Il a toujours été intéressant de lire ce que pensent nos voisins de nos événements nationaux. On pense bien sûr à la lecture de la période de Vichy par l’américain Robert Paxton qui remua les mémoires.
Pour les français, Verdun c’est un monument. Parfois inattaquable, parfois trop attaqué, qui charrie ses images de boue et de corps enchevêtrés, d’audace héroïque et de mort misérable sans dignité, ses attentes interminables et ses assaut violents. Une bataille qui évoque souvent quelque chose de gris, de sombre, de lourd à porter, en même temps qu’un grand moment de résistance face à l’assaut allemand. Quand j’étais jeune, on évoquait souvent le « match nul » et le « gâchis » de Verdun. Malcom Brown, historien britannique et co-auteur de docu-fiction pour la BBC sur le premier conflit mondial, a le mérite de replacer Verdun dans le contexte plus large de l’affrontement franco-allemand sur le front de l’est. Si, en effet, sur le terrain, le gain de territoire est quasiment nul en revanche, du point de vue stratégique le « saillant de Verdun » n’a pas été enfoncé. S’il l’avait été, conformément aux plans de Erich von Falkenhayn (l’alter-ego allemand de Joffre), l’armée allemande aurait pu facilement pousser sur Reims puis Paris. En ce sens, tenir Verdun était primordial, et le gouvernement Poincaré et les généraux Joffre, Nivelle et Pétain en ont fait une cause nationale.
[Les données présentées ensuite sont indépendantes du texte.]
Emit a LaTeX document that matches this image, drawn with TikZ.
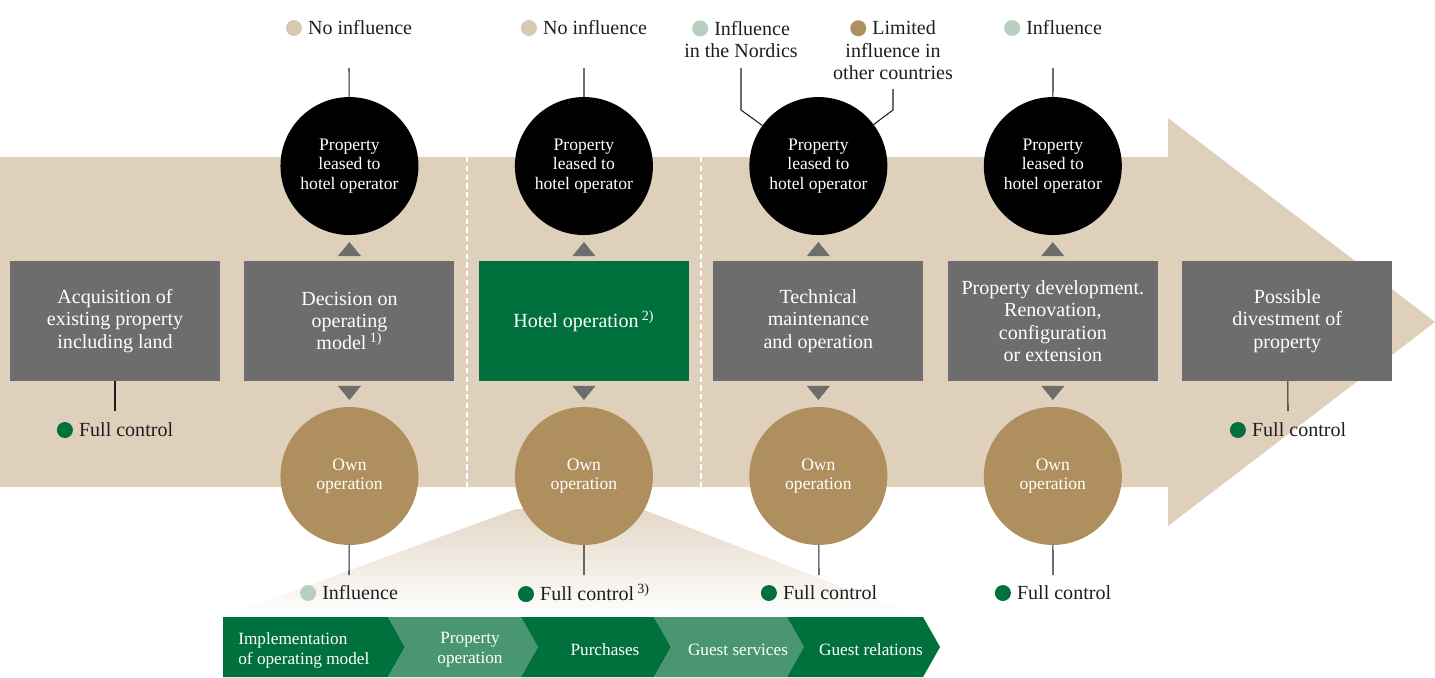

Voila pour la grande histoire. Après c’est dans le détail que Malcom Brown envisage la bataille, avec un sens prononcé de l’approche géographique, des lieux, des bois, des collines. L’abstraction du grand champ de bataille ravagé, souvent évoqué quand on raconte Verdun, fait place à des vallons, des buttes, des aplombs rocheux. L’armement est, lui aussi, l’objet de nombreuses descriptions détaillées, notamment sur les différences de calibre et de canons dans les artilleries françaises et allemandes. Pour cette approche géographique et « technique » Malcom Brown rappelle l’américain Ken Burns dans sa façon d’appréhender les grandes batailles, comme dans ses séries télévisées sur la Guerre de Sécession ou sur la seconde guerre mondiale vue par les américains. La force du livre, c’est le témoignage des acteurs, qu’ils soient français, allemands, américains, britanniques, gradés ou non gradés, civils ou militaires. Et, comme avec Burns, il y a des moments de bravoure, d’horreur, de résignation, de rage et d’enthousiasme…Il raconte la chute du fort de Douaumont comme jamais : un fort délaissé, peu gardé, pris presque sans combat par les allemands mais qui devient, par la suite, un enjeu majeur pour ne pas perdre la face vis-à-vis de l’opinion publique. Une chute qui tranche avec celle du fort de Vaux où les soldats français, déshydratés et affaiblis, attentent une fin certaine dans les profondeurs des fortifications. Brown ne passe pas sous silence l’incompétence de Nivelle et de ses subordonnés, insensibles aux pertes, symboles de l’autisme de certains officiers supérieurs. Les plus lucides trouvent souvent la mort, comme le lieutenant-colonel Driant, tué dès les premières heures du combat. C’est aussi l’occasion de mieux comprendre pourquoi Pétain a été, à ce moment, considéré comme un héros national, bien avant l’épisode de Vichy.
Le livre de Malcom Brown se lit très bien, avec même un certain plaisir pour ceux qui s’intéressent à l’histoire militaire. Il porte un regard neuf et neutre sur cet événement majeur de la première guerre mondiale. Trois raisons pour y jeter un œil attentif.